Source material -
|---|

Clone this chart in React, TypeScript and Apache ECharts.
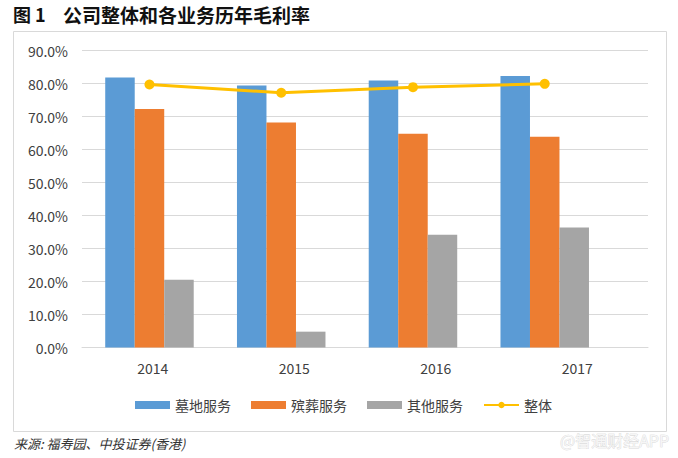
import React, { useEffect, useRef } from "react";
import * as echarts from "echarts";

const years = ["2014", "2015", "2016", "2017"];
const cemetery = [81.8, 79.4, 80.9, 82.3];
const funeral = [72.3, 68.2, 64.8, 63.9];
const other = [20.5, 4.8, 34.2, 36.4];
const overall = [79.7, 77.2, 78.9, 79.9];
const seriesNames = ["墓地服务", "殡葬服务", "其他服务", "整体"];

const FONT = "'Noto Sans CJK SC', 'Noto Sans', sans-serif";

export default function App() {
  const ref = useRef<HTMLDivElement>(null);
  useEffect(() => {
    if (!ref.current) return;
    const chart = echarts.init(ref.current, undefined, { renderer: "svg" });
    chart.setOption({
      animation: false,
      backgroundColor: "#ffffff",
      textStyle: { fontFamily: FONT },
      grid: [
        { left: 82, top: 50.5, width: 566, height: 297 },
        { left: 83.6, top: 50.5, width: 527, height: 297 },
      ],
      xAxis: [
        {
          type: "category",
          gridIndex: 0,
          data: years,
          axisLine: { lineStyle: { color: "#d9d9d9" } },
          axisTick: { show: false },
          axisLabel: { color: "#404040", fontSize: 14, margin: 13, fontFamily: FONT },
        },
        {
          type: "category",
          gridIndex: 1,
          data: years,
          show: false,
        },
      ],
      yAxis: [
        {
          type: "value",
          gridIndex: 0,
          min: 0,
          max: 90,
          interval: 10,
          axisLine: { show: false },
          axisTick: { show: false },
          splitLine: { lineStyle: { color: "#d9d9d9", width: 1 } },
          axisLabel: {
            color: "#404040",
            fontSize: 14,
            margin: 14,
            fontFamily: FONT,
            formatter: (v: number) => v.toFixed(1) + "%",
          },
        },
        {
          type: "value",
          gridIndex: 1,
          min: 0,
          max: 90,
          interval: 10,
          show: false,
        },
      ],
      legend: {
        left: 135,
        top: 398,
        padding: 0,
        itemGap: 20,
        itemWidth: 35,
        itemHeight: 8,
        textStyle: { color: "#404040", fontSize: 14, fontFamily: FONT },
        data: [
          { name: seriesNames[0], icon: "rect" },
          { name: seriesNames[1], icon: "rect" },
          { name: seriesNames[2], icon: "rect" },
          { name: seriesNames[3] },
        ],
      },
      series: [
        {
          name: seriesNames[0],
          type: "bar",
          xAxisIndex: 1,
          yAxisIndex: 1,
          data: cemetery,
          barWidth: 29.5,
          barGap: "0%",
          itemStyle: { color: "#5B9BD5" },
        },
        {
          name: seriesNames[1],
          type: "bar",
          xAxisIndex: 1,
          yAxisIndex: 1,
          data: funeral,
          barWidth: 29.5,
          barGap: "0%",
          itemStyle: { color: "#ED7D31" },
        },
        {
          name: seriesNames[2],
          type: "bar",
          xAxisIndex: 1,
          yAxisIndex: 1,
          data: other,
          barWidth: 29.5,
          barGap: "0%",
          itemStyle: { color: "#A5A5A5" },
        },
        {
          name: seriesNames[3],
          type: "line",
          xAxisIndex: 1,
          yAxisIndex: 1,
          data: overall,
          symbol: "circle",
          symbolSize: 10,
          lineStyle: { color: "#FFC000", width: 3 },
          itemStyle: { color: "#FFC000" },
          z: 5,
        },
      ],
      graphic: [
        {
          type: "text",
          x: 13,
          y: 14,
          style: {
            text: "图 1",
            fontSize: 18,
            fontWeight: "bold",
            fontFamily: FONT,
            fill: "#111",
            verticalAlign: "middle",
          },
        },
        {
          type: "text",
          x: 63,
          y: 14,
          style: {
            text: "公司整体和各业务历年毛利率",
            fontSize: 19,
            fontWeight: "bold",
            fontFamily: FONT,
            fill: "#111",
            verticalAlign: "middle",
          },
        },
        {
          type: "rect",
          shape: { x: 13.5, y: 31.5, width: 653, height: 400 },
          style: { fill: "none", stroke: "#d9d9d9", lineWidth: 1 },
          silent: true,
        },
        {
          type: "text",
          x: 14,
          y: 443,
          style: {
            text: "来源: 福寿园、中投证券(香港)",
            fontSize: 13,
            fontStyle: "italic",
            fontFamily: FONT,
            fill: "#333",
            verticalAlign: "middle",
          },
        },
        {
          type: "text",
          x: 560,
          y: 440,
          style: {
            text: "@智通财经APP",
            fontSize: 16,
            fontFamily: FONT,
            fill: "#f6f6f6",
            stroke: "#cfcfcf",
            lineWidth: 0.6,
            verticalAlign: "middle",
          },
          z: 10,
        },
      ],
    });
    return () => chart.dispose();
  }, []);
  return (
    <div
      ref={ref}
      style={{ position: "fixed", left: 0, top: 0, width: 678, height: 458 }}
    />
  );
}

|---|

Task instructions - Please repeat exactly the data above from its first line to the line that contains "CJK SC', 'Noto", inclusive, and leave every picture out.

Result of the task -
Clone this chart in React, TypeScript and Apache ECharts.
import React, { useEffect, useRef } from "react";
import * as echarts from "echarts";

const years = ["2014", "2015", "2016", "2017"];
const cemetery = [81.8, 79.4, 80.9, 82.3];
const funeral = [72.3, 68.2, 64.8, 63.9];
const other = [20.5, 4.8, 34.2, 36.4];
const overall = [79.7, 77.2, 78.9, 79.9];
const seriesNames = ["墓地服务", "殡葬服务", "其他服务", "整体"];

const FONT = "'Noto Sans CJK SC', 'Noto Sans', sans-serif";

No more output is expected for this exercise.